Oddly, I had a high school experience last night while visiting a high school. Dar and I had just walked in and were standing in the entry hall, turning this way and that, as crowds bumped by us. I had the thought, "Well this is strange, no one is here to greet us; where should we go? What are we supposed to do? Is there any sort of order to this?" and then standing there, holding my purse, I suddenly felt like my mother and then her mother and then her mother, ad infinitum, to thousands of years ago when the very first mother took her teen-daughter to visit a new high school: I was not only confused but I was annoying. Good thing for me, I am used to this position. We had a whole silent exchange and acknowledgement and then I gave Dar the "Relax, I know what to do" look. She rolled her eyes and then bowed her head and tensed up, bracing for the mortification to come: I was going to ask for help. I waved to the first adult I saw, a man in a suit, holding a folder.
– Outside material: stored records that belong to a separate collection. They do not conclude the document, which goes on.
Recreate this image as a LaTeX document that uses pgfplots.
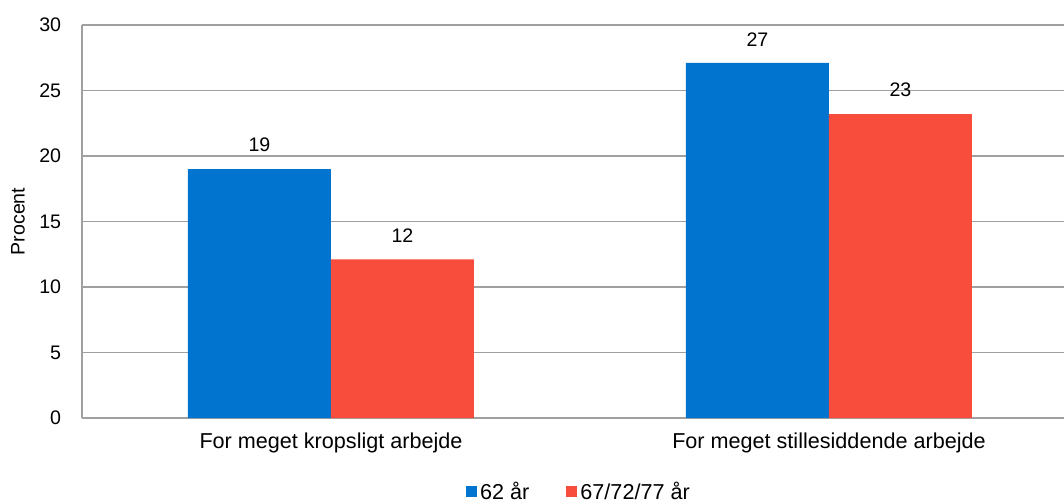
\documentclass[border=0pt]{standalone}
\usepackage{pgfplots}
\pgfplotsset{compat=1.18}
\usepackage{fontspec}
\setmainfont{Liberation Sans}

\definecolor{blueA}{HTML}{0074CF}
\definecolor{redB}{HTML}{F84C3C}
\definecolor{gridgray}{HTML}{A0A0A0}

\begin{document}
\fontsize{9.8}{12}\selectfont
\begin{tikzpicture}
  % page = 1064 x 503 px at 0.5pt per px
  \path[use as bounding box] (-41pt,-42.5pt) rectangle (491pt,209pt);
  \begin{axis}[
    at={(0,0)}, anchor=south west,
    scale only axis, width=491pt, height=196.5pt,
    /pgf/number format/assume math mode=true,
    ybar=0pt, bar width=71.5pt,
    xmin=-0.5, xmax=1.472, ymin=0, ymax=30,
    xtick=data,
    xticklabels={For meget kropsligt arbejde, For meget stillesiddende arbejde},
    ytick={0,5,...,30},
    ymajorgrids,
    grid style={gridgray, line width=0.75pt},
    axis x line*=bottom, axis y line*=left,
    axis line style={-, gridgray, line width=0.75pt},
    major tick length=0pt,
    tick style={draw=none},
    yticklabel style={xshift=-7pt},
    xticklabel style={yshift=-4pt, font=\fontsize{10.8}{13}\selectfont},
    ylabel={Procent},
    ylabel style={at={(axis description cs:0,0.5)}, anchor=center, yshift=32pt},
    nodes near coords={\pgfmathprintnumber[fixed,precision=0]{\pgfplotspointmeta}},
    every node near coord/.append style={yshift=5pt, black},
    legend style={at={(axis description cs:0.5066,-0.188)}, anchor=center,
      draw=none, fill=none, inner sep=0pt, font=\fontsize{10.8}{13}\selectfont,
      /tikz/every even column/.append style={column sep=17pt}},
    legend columns=2,
    legend cell align=left,
    legend image code/.code={\fill[#1] (0pt,-2.75pt) rectangle (5.5pt,2.75pt);},
    legend style={nodes={inner sep=1.5pt}},
  ]
    % 62 år
    \addplot[fill=blueA, draw=none] coordinates {(0,19.0) (1,27.1)};
    \addlegendentry{62 år}
    % 67/72/77 år
    \addplot[fill=redB, draw=none] coordinates {(0,12.1) (1,23.2)};
    \addlegendentry{67/72/77 år}
  \end{axis}
\end{tikzpicture}
\end{document}
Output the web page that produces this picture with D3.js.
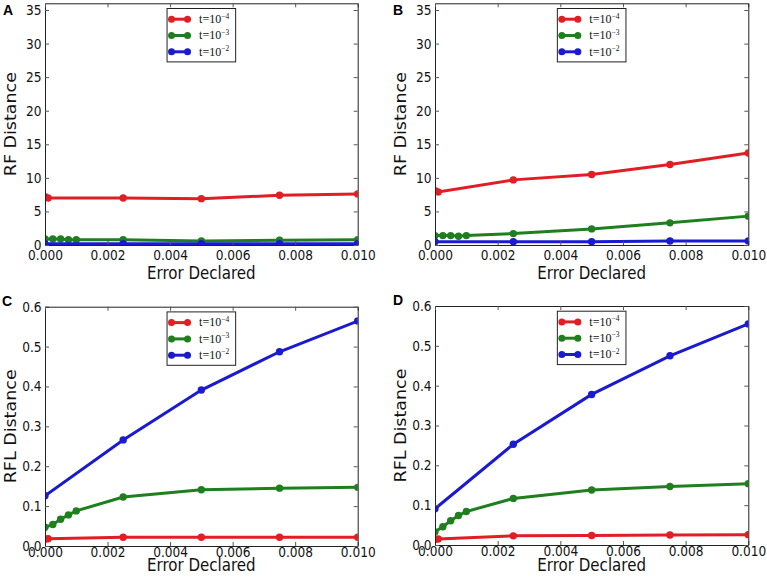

Excuse me, we don't know what to do here. (and for the record, never use the word "we" to describe your own confusion if there is a teenager standing next to you). We don't know where to go. Are we just supposed to walk around? (and then don't keep saying you don't know what you're doing over and over in a variety of ways).
What program are you applying to?
Drama. (don't answer at the same time as the teen so that you sound like the spooky twins from The Shining)
Oh, well, how about that, my name is Roberto Blagitty Blah III and I am the head of the Drama department. (don't pretend to be impressed) I will be holding a gathering of lovely people (do start to look at the teen from the corner of your eye) in my chambre (do start to stare straight ahead so you don't start laughing). I am also the producer of a film called Shakesperean Balderdash and I'll be sharing about my experience (do look genuinely confused together), and yes I do Know Mr. Ephron personally.
Who?
Zac. (do keep looking confused)
Zac Ephron.
Oooooooh. (do look at teen and nod your heads together. And then Back. Away. Slowly)

Thank god for adults who are bigger idiots than you.